The crumble is a wartime invention. Through the 1940s the British Ministry of Food rationed butter and sugar hard, and a proper apple pie — all that shortcrust pastry, rich in both — was suddenly out of reach. The answer was to skip the pastry entirely: rub the little fat you had into flour, scatter it loose over stewed fruit, and bake. It took the name from what it did, and Hugh Fearnley-Whittingstall calls it a “national institution” that took hold across Britain after the war.
That origin is the recipe’s whole logic. A crumble topping is deliberately lean — a high ratio of flour and oats to fat, the opposite of a buttery pastry — which is exactly why it bakes to rubble instead of a sheet. Fight that with too much butter and you are no longer making a crumble; you are making a flat, greasy biscuit. Respect the thrift and the texture takes care of itself.

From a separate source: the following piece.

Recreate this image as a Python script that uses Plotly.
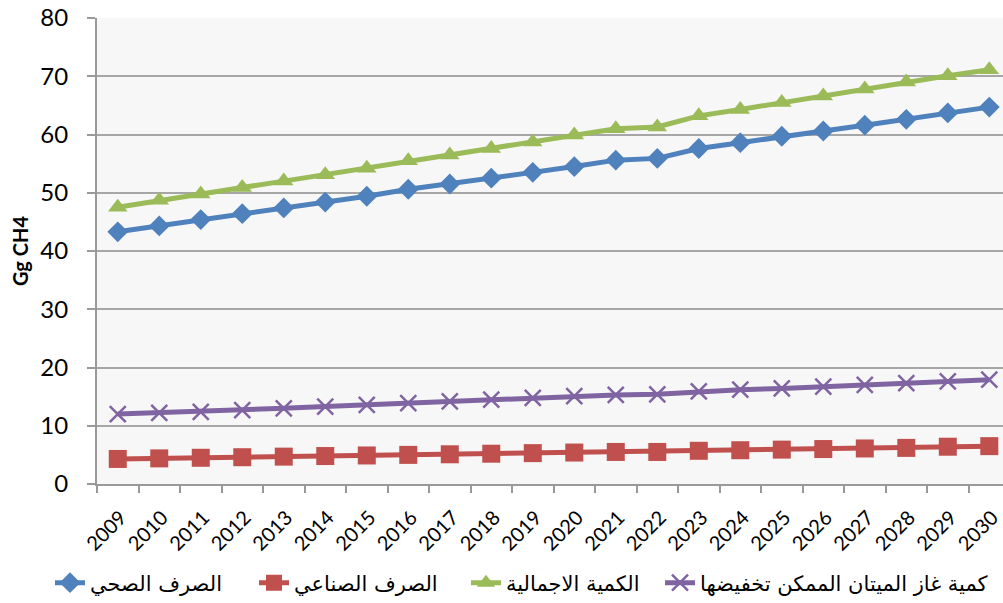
import plotly.graph_objects as go

years = [str(y) for y in range(2009, 2031)]
sanitation = [43.3, 44.3, 45.4, 46.4, 47.4, 48.4, 49.4, 50.6, 51.5, 52.5, 53.5,
              54.5, 55.6, 55.9, 57.6, 58.6, 59.7, 60.6, 61.6, 62.6, 63.7, 64.7]
industrial = [4.3, 4.4, 4.5, 4.6, 4.7, 4.8, 4.9, 5.0, 5.1, 5.2, 5.3,
              5.4, 5.5, 5.5, 5.7, 5.8, 5.9, 6.0, 6.1, 6.2, 6.4, 6.5]
total = [47.5, 48.7, 49.8, 50.9, 52.0, 53.1, 54.2, 55.5, 56.5, 57.6, 58.7,
         59.9, 61.0, 61.3, 63.2, 64.3, 65.5, 66.6, 67.8, 69.0, 70.1, 71.1]
reducible = [12.0, 12.2, 12.4, 12.7, 13.0, 13.3, 13.6, 13.9, 14.2, 14.5, 14.8,
             15.1, 15.3, 15.4, 15.9, 16.2, 16.4, 16.7, 17.0, 17.3, 17.6, 17.9]

names = ["الصرف الصحي", "الصرف الصناعي", "الكمية الاجمالية", "كمية غاز الميتان الممكن تخفيضها"]

fig = go.Figure()
fig.add_trace(go.Scatter(x=years, y=sanitation, name=names[0], mode="lines+markers",
                         legend="legend",
                         line=dict(color="#4f81bd", width=5),
                         marker=dict(symbol="diamond", size=16, color="#4f81bd")))
fig.add_trace(go.Scatter(x=years, y=industrial, name=names[1], mode="lines+markers",
                         legend="legend2",
                         line=dict(color="#c0504d", width=5),
                         marker=dict(symbol="square", size=18, color="#c0504d")))
fig.add_trace(go.Scatter(x=years, y=total, name=names[2], mode="lines+markers",
                         legend="legend3",
                         line=dict(color="#9bbb59", width=5),
                         marker=dict(symbol="triangle-up", size=17, color="#9bbb59")))
fig.add_trace(go.Scatter(x=years, y=reducible, name=names[3], mode="lines+markers",
                         legend="legend4",
                         line=dict(color="#8064a2", width=5),
                         marker=dict(symbol="x-thin", size=16, color="#8064a2",
                                     line=dict(color="#8064a2", width=2.5))))

W, H = 1003, 603
leg_common = dict(orientation="h", xref="container", yref="container",
                  xanchor="left", yanchor="middle", y=1 - 583 / H,
                  font=dict(family="DejaVu Sans", size=21),
                  bgcolor="rgba(0,0,0,0)")
leg_x = [50, 254, 466, 660]

fig.update_layout(
    width=W, height=H,
    margin=dict(l=97, r=0, t=18, b=119),
    paper_bgcolor="white", plot_bgcolor="#f7f7f7",
    font=dict(family="Lato", color="black"),
    showlegend=True,
    legend=dict(leg_common, x=leg_x[0] / W),
    legend2=dict(leg_common, x=leg_x[1] / W),
    legend3=dict(leg_common, x=leg_x[2] / W),
    legend4=dict(leg_common, x=leg_x[3] / W),
)
fig.update_xaxes(type="category", range=[-0.5, 21.33], tickson="boundaries",
                 ticks="outside", ticklen=7, tickcolor="#999999", tickwidth=1.5,
                 showline=True, linecolor="#999999", linewidth=2,
                 showgrid=False, tickangle=-45, tickfont=dict(size=20),
                 ticklabelstandoff=12, ticklabelshift=3)
fig.update_yaxes(range=[0, 80], dtick=10, ticks="outside", ticklen=8,
                 tickcolor="#999999", tickwidth=1.5,
                 showline=True, linecolor="#999999", linewidth=2,
                 showgrid=True, gridcolor="#a6a6a6", gridwidth=1.5,
                 zeroline=False, tickfont=dict(size=24), ticklabelstandoff=14,
                 title=dict(text="<b>Gg CH4</b>", font=dict(size=20), standoff=6))

fig.write_html("out.html")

By the old rule, what you are about to make is not, strictly, a crumble at all. A British crumble topping carries no oats — oats make it an American crisp, and the two were distinct desserts before the names blurred. The first apple crisp in print appeared in Isabel Ely Lord’s Everybody’s Cook Book in 1924, two decades before the British crumble was born of rationing. We keep the oats: they are structural, and the name is a technicality. — Lord, Everybody’s Cook Book, 1924
The romance is the rationing; the failures are physics. The single move that separates a crumble that holds from one that floods happens on the stovetop, before the oven is ever involved.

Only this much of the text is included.